I’m working all week at the office that I retired from a couple of years ago, replacing the person who replaced me so he can take a much-needed vacation (and going somewhere warm!). Since there are lots of nice eating places in the neighborhood, I plan to get takeout all week. (There’s usually no time to take an actual lunch hour.) But I had a bizarre experience today.
I went to a Mexican place nearby. It has restaurant seating in the back and a takeout counter in the front. I ordered three tacos. The young man rang it up and said it would be $10.72. I gave him $21. He rummaged in his cash drawer, then walked away, and I assumed he was looking for a $10 bill. Indeed, he came back shortly and handed me the $10 bill – and that was all. I felt a little confused and went to sit down while waiting for my order.
When it arrived, the bill clearly said: $10.72. I looked at it and then at him.
“Didn’t you say it would be $10.72?” I asked.
He smiled. “We don’t usually do coins.”
What? Is the restaurant just arbitrarily deciding that a $10.72 lunch is actually going to cost me $11?
“Well, I do,” I said.
He went off and brought me back a quarter. Was I going to quibble over three cents? Some stores really don’t do pennies anymore. If something costs $10.96, and you pay $11, you’ll get a nickel back, and if it costs $10.93, and you pay $11, you’ll get a nickel back. Okay, I can deal with that.

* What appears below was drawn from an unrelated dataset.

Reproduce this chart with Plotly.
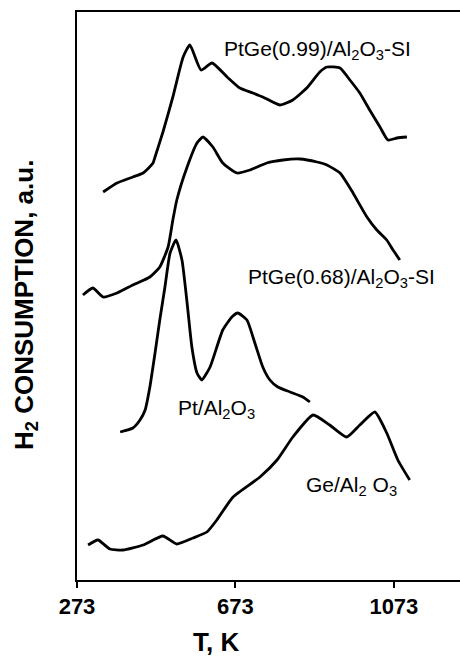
import plotly.graph_objects as go

# Temperature (K) and H2 consumption (a.u.)
t_ptge099 = [339, 374, 414, 440, 465, 470, 490, 515, 541, 558, 586, 614, 652, 684, 717, 742, 785, 818, 853, 886, 904, 937, 962, 987, 1012, 1038, 1058, 1081, 1106]
h_ptge099 = [388, 397, 403, 407, 417, 423, 448, 483, 523, 535, 510, 517, 503, 492, 487, 483, 475, 480, 492, 508, 513, 512, 500, 487, 470, 453, 440, 442, 443]

t_ptge068 = [288, 313, 339, 374, 414, 457, 482, 503, 515, 525, 551, 576, 591, 616, 641, 677, 710, 752, 793, 836, 879, 904, 937, 970, 980, 1005, 1030, 1055, 1071, 1088]
h_ptge068 = [285, 292, 283, 287, 295, 303, 313, 333, 360, 380, 413, 437, 443, 433, 417, 407, 410, 417, 420, 421, 418, 415, 407, 387, 380, 363, 350, 340, 330, 320]

t_pt = [382, 414, 432, 445, 457, 470, 482, 495, 508, 523, 538, 551, 563, 576, 588, 609, 641, 664, 679, 702, 722, 742, 760, 780, 811, 843, 861]
h_pt = [148, 152, 160, 170, 193, 227, 260, 293, 327, 340, 320, 277, 233, 207, 200, 213, 250, 263, 267, 260, 237, 213, 200, 193, 188, 183, 178]

t_ge = [301, 326, 356, 389, 440, 490, 525, 566, 601, 626, 667, 735, 778, 818, 869, 911, 954, 987, 1025, 1055, 1083, 1113]
h_ge = [35, 40, 31, 30, 35, 44, 36, 42, 48, 60, 83, 103, 120, 143, 165, 155, 143, 155, 168, 147, 120, 100]

x_ticks = [273, 673, 1073]

series = [
    (t_ptge099, h_ptge099),
    (t_ptge068, h_ptge068),
    (t_pt, h_pt),
    (t_ge, h_ge),
]

labels = [
    ("PtGe(0.99)/Al<sub>2</sub>O<sub>3</sub>-SI", 879, 530),
    ("PtGe(0.68)/Al<sub>2</sub>O<sub>3</sub>-SI", 942, 302),
    ("Pt/Al<sub>2</sub>O<sub>3</sub>", 626, 171),
    ("Ge/Al<sub>2</sub> O<sub>3</sub>", 967, 94),
]

FONT = "Liberation Sans, Arial, sans-serif"

fig = go.Figure()
for tx, hy in series:
    fig.add_trace(go.Scatter(
        x=tx, y=hy, mode="lines",
        line=dict(color="black", width=2.8, shape="spline", smoothing=0.5),
        showlegend=False, hoverinfo="skip",
    ))

for text, xv, yv in labels:
    fig.add_annotation(
        x=xv, y=yv, xref="x", yref="y", text=text, showarrow=False,
        xanchor="center", yanchor="middle",
        font=dict(family=FONT, size=21, color="black"),
    )

fig.add_annotation(
    x=-0.136, y=0.484, xref="paper", yref="paper",
    text="H<sub>2</sub> CONSUMPTION, a.u.", textangle=-90, showarrow=False,
    xanchor="center", yanchor="middle",
    font=dict(family=FONT, size=26, color="black", weight="bold"),
)
fig.add_annotation(
    x=0.363, y=-0.109, xref="paper", yref="paper",
    text="T, K", showarrow=False, xanchor="center", yanchor="middle",
    font=dict(family=FONT, size=26, color="black", weight="bold"),
)

fig.update_xaxes(
    range=[273, 1240], tickvals=x_ticks, ticktext=[str(v) for v in x_ticks],
    showline=True, linecolor="black", linewidth=2, mirror=True,
    ticks="outside", ticklen=6, tickwidth=2, tickcolor="black",
    tickfont=dict(family=FONT, size=22, color="black", weight="bold"),
    showgrid=False, zeroline=False,
)
fig.update_yaxes(
    range=[0, 568], showline=True, linecolor="black", linewidth=2, mirror=False,
    showticklabels=False, ticks="", showgrid=False, zeroline=False,
)

fig.update_layout(
    width=460, height=656,
    margin=dict(l=77, r=0, t=12, b=76),
    paper_bgcolor="white", plot_bgcolor="white",
)

fig.write_html("out.html")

I started to leave, but stopped and told the restaurant hostess what had happened. Was this a restaurant policy? I wondered. She looked puzzled and said she didn’t know anything about it, and it didn’t sound right. And she would speak to someone about.
As I write this up, I wonder whether the restaurant was keeping the change, or whether the takeout countermen were treating the change like an involuntary tip. There was no tip jar; while many takeout places now have such things, perhaps this restaurant forbade that. Personally, I think establishments should pay their workers a living wage and tips banned. In revolutionary Russia tipping was considered insulting, a holdover from czarist times when tips were given servants as a form of noblesse oblige. Who can say what one person can “afford” and what another can’t? A sticky question.